Ohh! I´ll try to figure them out!

Posted (edited)

Don't do nose to nose turns with planes that have a tighter turn radius than you (empty Ju-87 has a very tight turn radius). Make use of High and Low YoYos. In general, while turning, try to have gravity help you turn -> tight turns pull up, then turn. (actually part of a high YoYo).

When one plane is behind you on your dead 6 then jink around in every direction while closing throttle completely. Try to force your enemy to overshoot you. Once you see that your flight paths are separated enough you can either start scissors manouver to get behind your enemy or try to pull away.

If you see that the enemy is about to overshoot in a few seconds the advantage is already in your hand (given you are not too slow): turn into his flightpath (you will need to anticipate it) and shoot at him or manouver with him while he is in the defensive now. If you pull behind a 109 that has a speed advantage over you and pulls up vertically: don't follow it -> gain speed and evade next attack early.

 

The best advice that I have is to go to Berloga and do 1 vs 1s. Do an ingame track recording of your fights with tacview file output enabled. You will get shot down 9 out of 10 times at least :biggrin: Finish you fights (I normally do 5 in a row) and rewatch your tacview file. What moves did the enemy make that had him win the match? What did you do? What did you do wrong/ could have done differently? Its a bit painful in the beginning but you will quickly learn what went wrong on your side until you start to realize errors that your enemy made. Additionally you should of course look at ACM figures and watch youtube vidoes of when and how to perform them :)

Edited by 216th_Jordan
Posted

Any of you guys fly on the random expert server? I tried their TS but there was just Russian speakers on. My 1.5 words of Russian didn't cut it lol

 

I also tired a quick mission against an Ace Ai 109 F4 vs me in a P40. I was able to defend by scissors and extending to the point of evening out the energy states after I've been boom and zoomed for a bit. The 109 ended up crashing after a bad dive on me. So there's that. Still way easier than with humans but helps to practice the theory.

Posted

Any of you guys fly on the random expert server? I tried their TS but there was just Russian speakers on. My 1.5 words of Russian didn't cut it lol

 

I also tired a quick mission against an Ace Ai 109 F4 vs me in a P40. I was able to defend by scissors and extending to the point of evening out the energy states after I've been boom and zoomed for a bit. The 109 ended up crashing after a bad dive on me. So there's that. Still way easier than with humans but helps to practice the theory.

 

If you fly VVS and are online between 0900 and 1300 UTC you are welcome to join myself and a few other English speakers on WOL.

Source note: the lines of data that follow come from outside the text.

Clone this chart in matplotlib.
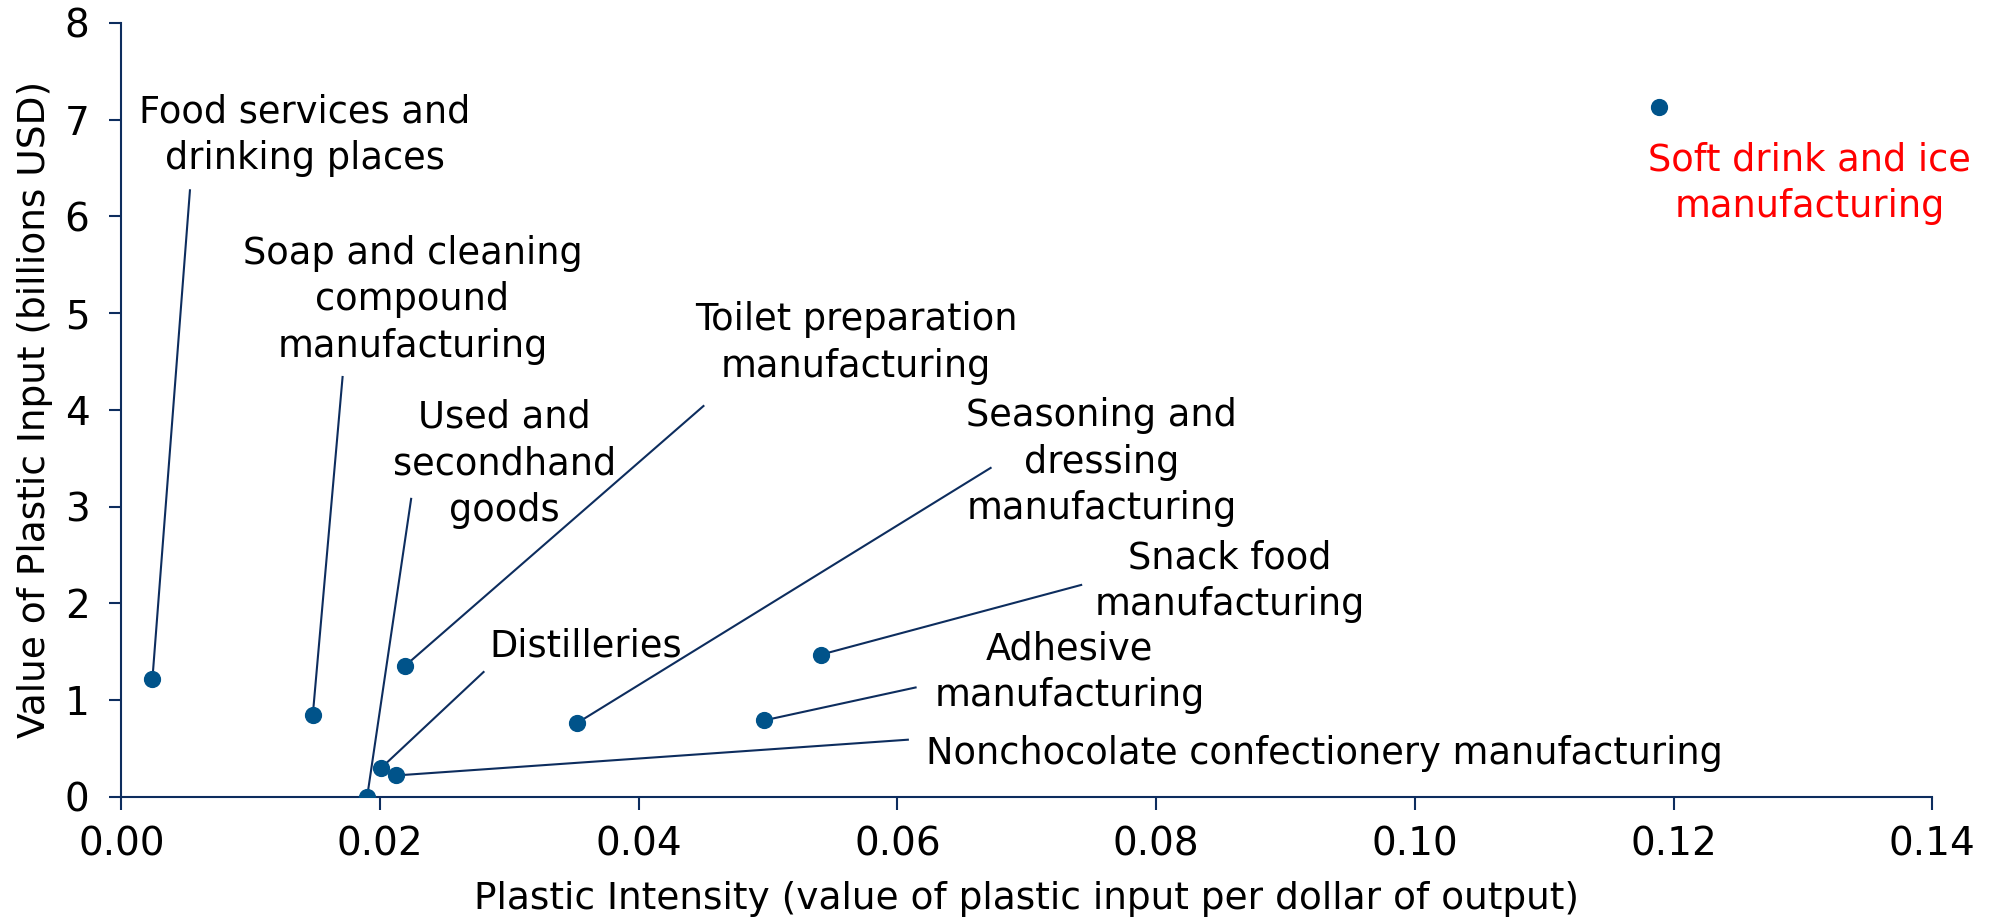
import matplotlib
matplotlib.use('Agg')
import matplotlib.pyplot as plt

# Data
sectors = [
    'Food services and\ndrinking places',
    'Soap and cleaning\ncompound\nmanufacturing',
    'Used and\nsecondhand\ngoods',
    'Distilleries',
    'Nonchocolate confectionery manufacturing',
    'Toilet preparation\nmanufacturing',
    'Seasoning and\ndressing\nmanufacturing',
    'Adhesive\nmanufacturing',
    'Snack food\nmanufacturing',
    'Soft drink and ice\nmanufacturing',
]
intensity = [0.0024, 0.0148, 0.0190, 0.0201, 0.0212, 0.0219, 0.0352, 0.0497, 0.0541, 0.1189]
plastic_value = [1.22, 0.85, 0.00, 0.30, 0.22, 1.35, 0.76, 0.79, 1.47, 7.13]

# Label layout (data coordinates): text anchor and leader-line start
label_pos = [
    (0.0142, 6.84), (0.0225, 5.14), (0.0296, 3.44), (0.0359, 1.56), (0.0622, 0.45),
    (0.0568, 4.69), (0.0758, 3.46), (0.0733, 1.29), (0.0857, 2.23), (0.1305, 6.34),
]
leader_start = [
    (0.0053, 6.27), (0.0171, 4.34), (0.0224, 3.08), (0.0280, 1.29), (0.0608, 0.59),
    (0.0450, 4.04), (0.0672, 3.40), (0.0614, 1.13), (0.0742, 2.19), None,
]

navy = '#0d2d5e'
dot = '#00538a'

plt.rcParams['font.family'] = ['DejaVu Sans']
fig, ax = plt.subplots(figsize=(19.9, 9.19), dpi=100)
fig.subplots_adjust(left=0.061, right=0.971, top=0.975, bottom=0.133)

ax.scatter(intensity, plastic_value, s=130, color=dot, zorder=3)

for i, name in enumerate(sectors):
    if leader_start[i] is not None:
        ax.plot([leader_start[i][0], intensity[i]], [leader_start[i][1], plastic_value[i]],
                color=navy, lw=1.5, zorder=2)
    color = 'red' if i == len(sectors) - 1 else 'black'
    ha = 'left' if name.startswith('Nonchocolate') else 'center'
    ax.text(label_pos[i][0], label_pos[i][1], name, ha=ha, va='center', fontsize=26.5,
            color=color, linespacing=1.33)

ax.set_xlim(0, 0.14)
ax.set_ylim(0, 8)
ax.set_xticks([0, 0.02, 0.04, 0.06, 0.08, 0.10, 0.12, 0.14])
ax.set_xticklabels(['0.00', '0.02', '0.04', '0.06', '0.08', '0.10', '0.12', '0.14'])
ax.set_yticks(range(0, 9))
for s in ['top', 'right']:
    ax.spines[s].set_visible(False)
for s in ['left', 'bottom']:
    ax.spines[s].set_color(navy)
    ax.spines[s].set_linewidth(1.5)
ax.tick_params(colors=navy, labelcolor='black', labelsize=28, length=9, width=1.5)
ax.tick_params(axis='x', pad=12)
ax.tick_params(axis='y', pad=14)
ax.set_xlabel('Plastic Intensity (value of plastic input per dollar of output)', fontsize=27,
              labelpad=12)
ax.set_ylabel('Value of Plastic Input (billions USD)', fontsize=27, labelpad=8)

fig.savefig('out.png', dpi=100)
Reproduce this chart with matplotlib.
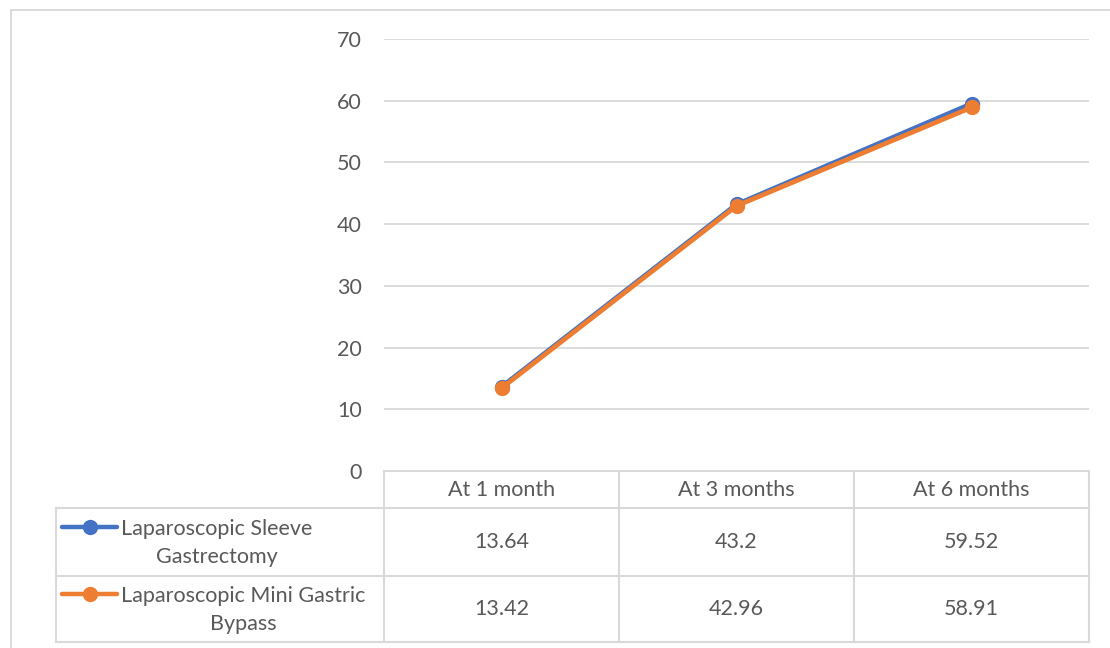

We use the BoS Official Teamspeak VVS English channel. Just as in WW2, teamwork decides most outcomes and sprogs need to start flying with wheels.

Posted (edited)

... Join a squad that offers some lessons. People can give you 20 pages of valuable advice but nothing would replace a guy with even little  more experience than you who will check how you fly stay behind you and give you some practical tips.

I did not learn by myself to fly a sim I had always had a teacher. I have always been a part of a squad. That may not be something formalised just a group of friends flying together.

 

I'm new to IL2:BoS.  What are the good training squads?  I'm an okay combat sim pilot with lots of RoF and old IL2:1946 experience.  Need gunnery practice in this sim.  I understand BFM and flight dynamics (I'm a RL pilot), but would love to join a group that offers training and the chance to fly with better pilots and learn from them.  

Edited by Griphos
Posted (edited)

TLdnr after the first post.  I WILL go back and read - I just didn't want to hear more before posting my response.  I don't know if it's already been said, BUT, never put yourself in a position to be shot at, and you'll last alot longer (and no, I'm no ace in this sim, that's for sure - so take this all with a big grain of salt!), but if you expect to survive - don't get hit or put yourself in the spot to get hit.  Fly with a wingman, get on comms, learn the alt of your enemy, and always always assume the high ground (and hi E), dictate the terms of the fight in terms of energy, smite what you can, when you can, and get OUT when you can still determine you have the superior E.  Always assume they are on comms as well.  If you can work this two man unit with a couple of like minded individuals, you can take on more for longer, but know when to go in and when to get out will save you.

 

The best "moves"?  You get to see alot of them when you are in a position to shoot - some guys should be stunt pilots the way they can yank and bank when they have to.  But it bleeds precious E, so don't go for it - it's meant to suck your E..... and get you low and slow for his wingman.  Sure that can work for you too, but you will still be a sitting duck.  You get to practice with that in a yank and bank fest, but it is a guaranteed way to find the limits of your plane too....there's that downside...

 

It takes discipline and good comms and coordiniation.  No single pilot will beat the average two man team with good communication.  Just my thoughts on it.  Now I'm off to read your previous comments, and maybe edit mine.  ;)

 

Edit: Okay, so I had nothing new to add here.  Carry on.  

Edited by Beazil
Posted (edited)

I'm new to IL2:BoS.  What are the good training squads?  I'm an okay combat sim pilot with lots of RoF and old IL2:1946 experience.  Need gunnery practice in this sim.  I understand BFM and flight dynamics (I'm a RL pilot), but would love to join a group that offers training and the chance to fly with better pilots and learn from them.  

 

I can recommend joining Sheriff's Discord server as it is quite populated with people from all around the globe. Not a particular squadron per se, but lots of friendly and helpful people, both new and experienced. Not a training squadron, but such ain't really needed to get some practice :)

Edited by Inkompetent
  • Upvote 1
Posted

I will do that! I very much enjoy his YouTube videos. I didn’t know he had a Discord server.